**What this task involves**
Reproduce the data exactly and drop any pictures it holds.

**Source material**
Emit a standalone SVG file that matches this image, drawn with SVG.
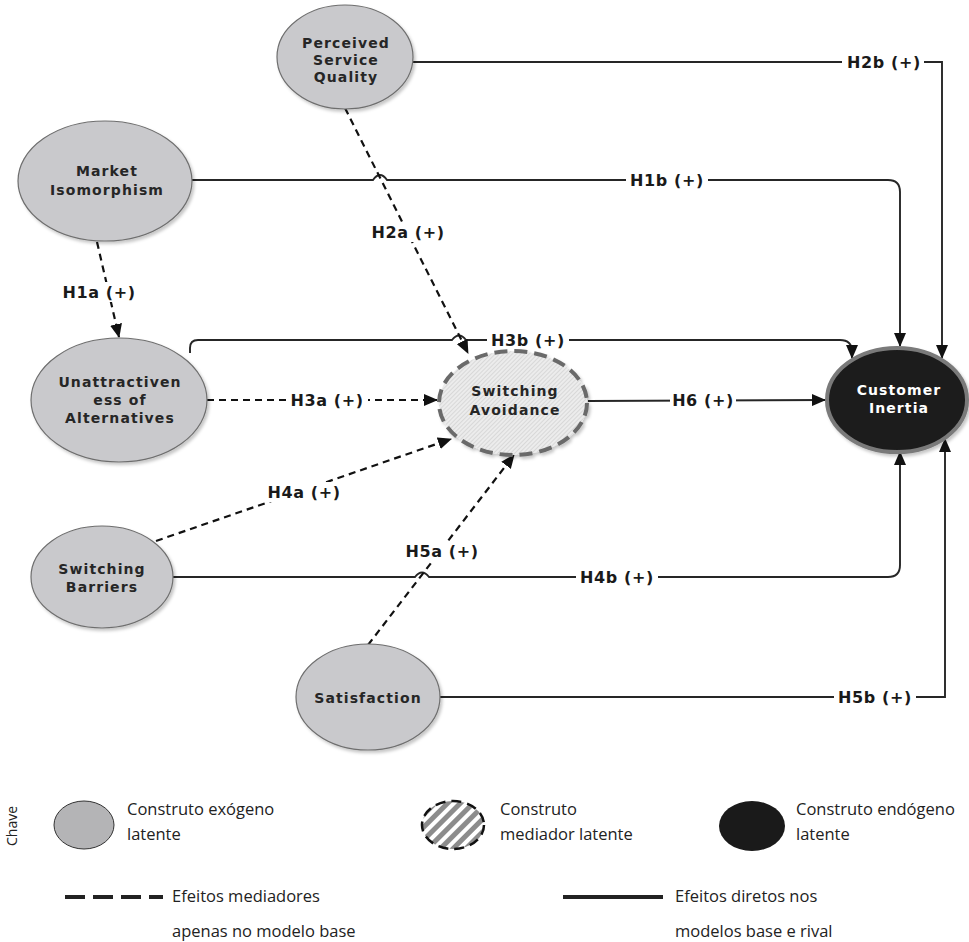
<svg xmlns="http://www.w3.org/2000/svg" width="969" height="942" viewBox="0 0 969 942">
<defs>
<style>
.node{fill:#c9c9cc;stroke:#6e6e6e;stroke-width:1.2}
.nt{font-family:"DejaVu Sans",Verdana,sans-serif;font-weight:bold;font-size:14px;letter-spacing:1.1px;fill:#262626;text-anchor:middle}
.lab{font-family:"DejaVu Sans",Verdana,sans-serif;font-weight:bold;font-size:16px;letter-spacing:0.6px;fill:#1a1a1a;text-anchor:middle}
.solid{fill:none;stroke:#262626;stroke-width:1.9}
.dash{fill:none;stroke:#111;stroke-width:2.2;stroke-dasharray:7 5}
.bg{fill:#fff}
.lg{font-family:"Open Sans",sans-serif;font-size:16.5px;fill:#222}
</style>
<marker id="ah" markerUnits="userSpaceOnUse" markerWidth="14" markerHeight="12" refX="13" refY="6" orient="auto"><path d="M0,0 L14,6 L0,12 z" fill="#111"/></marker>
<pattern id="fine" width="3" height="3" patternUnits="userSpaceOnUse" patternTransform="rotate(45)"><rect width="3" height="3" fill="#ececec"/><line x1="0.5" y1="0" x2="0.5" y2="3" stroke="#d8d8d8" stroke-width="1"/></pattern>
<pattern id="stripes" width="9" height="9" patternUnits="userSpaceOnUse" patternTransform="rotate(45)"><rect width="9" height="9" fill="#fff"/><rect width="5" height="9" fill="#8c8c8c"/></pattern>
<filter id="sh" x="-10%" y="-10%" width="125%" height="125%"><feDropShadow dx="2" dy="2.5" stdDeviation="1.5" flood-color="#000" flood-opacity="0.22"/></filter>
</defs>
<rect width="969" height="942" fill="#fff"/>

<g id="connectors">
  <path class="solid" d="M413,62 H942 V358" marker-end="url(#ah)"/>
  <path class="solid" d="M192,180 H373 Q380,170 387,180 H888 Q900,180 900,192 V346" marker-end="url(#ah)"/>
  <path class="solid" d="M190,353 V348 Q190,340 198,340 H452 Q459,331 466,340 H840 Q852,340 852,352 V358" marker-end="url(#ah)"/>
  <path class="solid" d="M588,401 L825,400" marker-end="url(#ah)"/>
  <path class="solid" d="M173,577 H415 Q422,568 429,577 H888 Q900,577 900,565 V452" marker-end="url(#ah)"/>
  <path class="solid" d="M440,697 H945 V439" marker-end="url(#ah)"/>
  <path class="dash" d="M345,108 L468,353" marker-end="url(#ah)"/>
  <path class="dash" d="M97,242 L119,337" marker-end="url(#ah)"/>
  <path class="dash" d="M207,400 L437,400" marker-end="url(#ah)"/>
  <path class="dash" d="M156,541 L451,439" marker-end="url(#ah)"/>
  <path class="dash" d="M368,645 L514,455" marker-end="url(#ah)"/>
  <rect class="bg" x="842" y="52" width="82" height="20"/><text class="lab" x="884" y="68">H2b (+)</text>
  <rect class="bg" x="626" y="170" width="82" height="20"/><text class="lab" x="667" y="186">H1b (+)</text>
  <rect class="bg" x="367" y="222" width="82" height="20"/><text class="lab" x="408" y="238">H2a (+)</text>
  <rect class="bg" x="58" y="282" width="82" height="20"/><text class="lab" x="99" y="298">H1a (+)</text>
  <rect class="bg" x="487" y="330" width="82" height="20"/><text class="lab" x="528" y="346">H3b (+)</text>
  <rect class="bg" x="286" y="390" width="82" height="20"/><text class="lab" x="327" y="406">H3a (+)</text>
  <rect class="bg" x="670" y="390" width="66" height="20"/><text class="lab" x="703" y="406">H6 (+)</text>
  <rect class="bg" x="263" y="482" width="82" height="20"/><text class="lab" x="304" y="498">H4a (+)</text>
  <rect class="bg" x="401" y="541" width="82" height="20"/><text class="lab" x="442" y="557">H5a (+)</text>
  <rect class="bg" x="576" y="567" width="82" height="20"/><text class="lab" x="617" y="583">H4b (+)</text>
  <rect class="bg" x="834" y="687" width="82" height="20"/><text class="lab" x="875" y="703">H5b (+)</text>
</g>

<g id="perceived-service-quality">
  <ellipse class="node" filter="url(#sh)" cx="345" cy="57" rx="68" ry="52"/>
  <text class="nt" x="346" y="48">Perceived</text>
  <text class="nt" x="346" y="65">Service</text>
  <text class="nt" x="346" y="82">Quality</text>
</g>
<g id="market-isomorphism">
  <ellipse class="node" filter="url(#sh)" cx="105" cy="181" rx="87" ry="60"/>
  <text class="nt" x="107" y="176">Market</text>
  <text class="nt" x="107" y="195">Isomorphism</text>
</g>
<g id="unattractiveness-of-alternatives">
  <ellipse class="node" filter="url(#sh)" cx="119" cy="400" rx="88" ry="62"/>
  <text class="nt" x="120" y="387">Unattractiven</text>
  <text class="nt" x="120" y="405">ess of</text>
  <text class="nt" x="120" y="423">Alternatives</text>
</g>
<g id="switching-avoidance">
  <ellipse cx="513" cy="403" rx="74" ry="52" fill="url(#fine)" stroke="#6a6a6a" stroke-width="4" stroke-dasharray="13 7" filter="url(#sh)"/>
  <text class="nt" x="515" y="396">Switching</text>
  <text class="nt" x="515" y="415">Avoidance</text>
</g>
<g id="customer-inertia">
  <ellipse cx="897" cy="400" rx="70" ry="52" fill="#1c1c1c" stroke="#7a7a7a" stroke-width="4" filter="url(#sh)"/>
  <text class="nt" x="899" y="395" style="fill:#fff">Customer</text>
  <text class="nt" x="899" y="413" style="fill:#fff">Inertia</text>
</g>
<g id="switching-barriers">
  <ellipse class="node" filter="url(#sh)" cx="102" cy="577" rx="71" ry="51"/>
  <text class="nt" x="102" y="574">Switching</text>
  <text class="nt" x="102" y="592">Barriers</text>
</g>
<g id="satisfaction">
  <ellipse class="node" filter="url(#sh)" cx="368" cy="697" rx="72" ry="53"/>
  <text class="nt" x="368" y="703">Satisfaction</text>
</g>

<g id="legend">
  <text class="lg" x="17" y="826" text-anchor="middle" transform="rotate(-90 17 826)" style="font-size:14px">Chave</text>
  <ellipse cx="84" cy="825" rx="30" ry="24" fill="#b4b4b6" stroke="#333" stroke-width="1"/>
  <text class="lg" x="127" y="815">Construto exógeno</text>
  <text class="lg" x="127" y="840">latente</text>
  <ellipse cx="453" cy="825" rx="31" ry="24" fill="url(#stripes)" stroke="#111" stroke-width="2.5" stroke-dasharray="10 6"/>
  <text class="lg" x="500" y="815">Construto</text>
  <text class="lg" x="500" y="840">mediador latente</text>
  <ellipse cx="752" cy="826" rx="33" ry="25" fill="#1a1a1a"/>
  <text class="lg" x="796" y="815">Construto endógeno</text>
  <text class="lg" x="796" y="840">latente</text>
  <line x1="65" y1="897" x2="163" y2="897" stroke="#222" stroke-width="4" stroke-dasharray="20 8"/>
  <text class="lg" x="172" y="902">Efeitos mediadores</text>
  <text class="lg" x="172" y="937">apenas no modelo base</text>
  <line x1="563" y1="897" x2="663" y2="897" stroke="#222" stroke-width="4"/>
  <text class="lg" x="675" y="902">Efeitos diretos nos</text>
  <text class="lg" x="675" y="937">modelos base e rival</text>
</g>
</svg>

**Solution to this task**
Emit a standalone SVG file that matches this image, drawn with SVG.
<svg xmlns="http://www.w3.org/2000/svg" width="969" height="942" viewBox="0 0 969 942">
<defs>
<style>
.node{fill:#c9c9cc;stroke:#6e6e6e;stroke-width:1.2}
.nt{font-family:"DejaVu Sans",Verdana,sans-serif;font-weight:bold;font-size:14px;letter-spacing:1.1px;fill:#262626;text-anchor:middle}
.lab{font-family:"DejaVu Sans",Verdana,sans-serif;font-weight:bold;font-size:16px;letter-spacing:0.6px;fill:#1a1a1a;text-anchor:middle}
.solid{fill:none;stroke:#262626;stroke-width:1.9}
.dash{fill:none;stroke:#111;stroke-width:2.2;stroke-dasharray:7 5}
.bg{fill:#fff}
.lg{font-family:"Open Sans",sans-serif;font-size:16.5px;fill:#222}
</style>
<marker id="ah" markerUnits="userSpaceOnUse" markerWidth="14" markerHeight="12" refX="13" refY="6" orient="auto"><path d="M0,0 L14,6 L0,12 z" fill="#111"/></marker>
<pattern id="fine" width="3" height="3" patternUnits="userSpaceOnUse" patternTransform="rotate(45)"><rect width="3" height="3" fill="#ececec"/><line x1="0.5" y1="0" x2="0.5" y2="3" stroke="#d8d8d8" stroke-width="1"/></pattern>
<pattern id="stripes" width="9" height="9" patternUnits="userSpaceOnUse" patternTransform="rotate(45)"><rect width="9" height="9" fill="#fff"/><rect width="5" height="9" fill="#8c8c8c"/></pattern>
<filter id="sh" x="-10%" y="-10%" width="125%" height="125%"><feDropShadow dx="2" dy="2.5" stdDeviation="1.5" flood-color="#000" flood-opacity="0.22"/></filter>
</defs>
<rect width="969" height="942" fill="#fff"/>

<g id="connectors">
  <path class="solid" d="M413,62 H942 V358" marker-end="url(#ah)"/>
  <path class="solid" d="M192,180 H373 Q380,170 387,180 H888 Q900,180 900,192 V346" marker-end="url(#ah)"/>
  <path class="solid" d="M190,353 V348 Q190,340 198,340 H452 Q459,331 466,340 H840 Q852,340 852,352 V358" marker-end="url(#ah)"/>
  <path class="solid" d="M588,401 L825,400" marker-end="url(#ah)"/>
  <path class="solid" d="M173,577 H415 Q422,568 429,577 H888 Q900,577 900,565 V452" marker-end="url(#ah)"/>
  <path class="solid" d="M440,697 H945 V439" marker-end="url(#ah)"/>
  <path class="dash" d="M345,108 L468,353" marker-end="url(#ah)"/>
  <path class="dash" d="M97,242 L119,337" marker-end="url(#ah)"/>
  <path class="dash" d="M207,400 L437,400" marker-end="url(#ah)"/>
  <path class="dash" d="M156,541 L451,439" marker-end="url(#ah)"/>
  <path class="dash" d="M368,645 L514,455" marker-end="url(#ah)"/>
  <rect class="bg" x="842" y="52" width="82" height="20"/><text class="lab" x="884" y="68">H2b (+)</text>
  <rect class="bg" x="626" y="170" width="82" height="20"/><text class="lab" x="667" y="186">H1b (+)</text>
  <rect class="bg" x="367" y="222" width="82" height="20"/><text class="lab" x="408" y="238">H2a (+)</text>
  <rect class="bg" x="58" y="282" width="82" height="20"/><text class="lab" x="99" y="298">H1a (+)</text>
  <rect class="bg" x="487" y="330" width="82" height="20"/><text class="lab" x="528" y="346">H3b (+)</text>
  <rect class="bg" x="286" y="390" width="82" height="20"/><text class="lab" x="327" y="406">H3a (+)</text>
  <rect class="bg" x="670" y="390" width="66" height="20"/><text class="lab" x="703" y="406">H6 (+)</text>
  <rect class="bg" x="263" y="482" width="82" height="20"/><text class="lab" x="304" y="498">H4a (+)</text>
  <rect class="bg" x="401" y="541" width="82" height="20"/><text class="lab" x="442" y="557">H5a (+)</text>
  <rect class="bg" x="576" y="567" width="82" height="20"/><text class="lab" x="617" y="583">H4b (+)</text>
  <rect class="bg" x="834" y="687" width="82" height="20"/><text class="lab" x="875" y="703">H5b (+)</text>
</g>

<g id="perceived-service-quality">
  <ellipse class="node" filter="url(#sh)" cx="345" cy="57" rx="68" ry="52"/>
  <text class="nt" x="346" y="48">Perceived</text>
  <text class="nt" x="346" y="65">Service</text>
  <text class="nt" x="346" y="82">Quality</text>
</g>
<g id="market-isomorphism">
  <ellipse class="node" filter="url(#sh)" cx="105" cy="181" rx="87" ry="60"/>
  <text class="nt" x="107" y="176">Market</text>
  <text class="nt" x="107" y="195">Isomorphism</text>
</g>
<g id="unattractiveness-of-alternatives">
  <ellipse class="node" filter="url(#sh)" cx="119" cy="400" rx="88" ry="62"/>
  <text class="nt" x="120" y="387">Unattractiven</text>
  <text class="nt" x="120" y="405">ess of</text>
  <text class="nt" x="120" y="423">Alternatives</text>
</g>
<g id="switching-avoidance">
  <ellipse cx="513" cy="403" rx="74" ry="52" fill="url(#fine)" stroke="#6a6a6a" stroke-width="4" stroke-dasharray="13 7" filter="url(#sh)"/>
  <text class="nt" x="515" y="396">Switching</text>
  <text class="nt" x="515" y="415">Avoidance</text>
</g>
<g id="customer-inertia">
  <ellipse cx="897" cy="400" rx="70" ry="52" fill="#1c1c1c" stroke="#7a7a7a" stroke-width="4" filter="url(#sh)"/>
  <text class="nt" x="899" y="395" style="fill:#fff">Customer</text>
  <text class="nt" x="899" y="413" style="fill:#fff">Inertia</text>
</g>
<g id="switching-barriers">
  <ellipse class="node" filter="url(#sh)" cx="102" cy="577" rx="71" ry="51"/>
  <text class="nt" x="102" y="574">Switching</text>
  <text class="nt" x="102" y="592">Barriers</text>
</g>
<g id="satisfaction">
  <ellipse class="node" filter="url(#sh)" cx="368" cy="697" rx="72" ry="53"/>
  <text class="nt" x="368" y="703">Satisfaction</text>
</g>

<g id="legend">
  <text class="lg" x="17" y="826" text-anchor="middle" transform="rotate(-90 17 826)" style="font-size:14px">Chave</text>
  <ellipse cx="84" cy="825" rx="30" ry="24" fill="#b4b4b6" stroke="#333" stroke-width="1"/>
  <text class="lg" x="127" y="815">Construto exógeno</text>
  <text class="lg" x="127" y="840">latente</text>
  <ellipse cx="453" cy="825" rx="31" ry="24" fill="url(#stripes)" stroke="#111" stroke-width="2.5" stroke-dasharray="10 6"/>
  <text class="lg" x="500" y="815">Construto</text>
  <text class="lg" x="500" y="840">mediador latente</text>
  <ellipse cx="752" cy="826" rx="33" ry="25" fill="#1a1a1a"/>
  <text class="lg" x="796" y="815">Construto endógeno</text>
  <text class="lg" x="796" y="840">latente</text>
  <line x1="65" y1="897" x2="163" y2="897" stroke="#222" stroke-width="4" stroke-dasharray="20 8"/>
  <text class="lg" x="172" y="902">Efeitos mediadores</text>
  <text class="lg" x="172" y="937">apenas no modelo base</text>
  <line x1="563" y1="897" x2="663" y2="897" stroke="#222" stroke-width="4"/>
  <text class="lg" x="675" y="902">Efeitos diretos nos</text>
  <text class="lg" x="675" y="937">modelos base e rival</text>
</g>
</svg>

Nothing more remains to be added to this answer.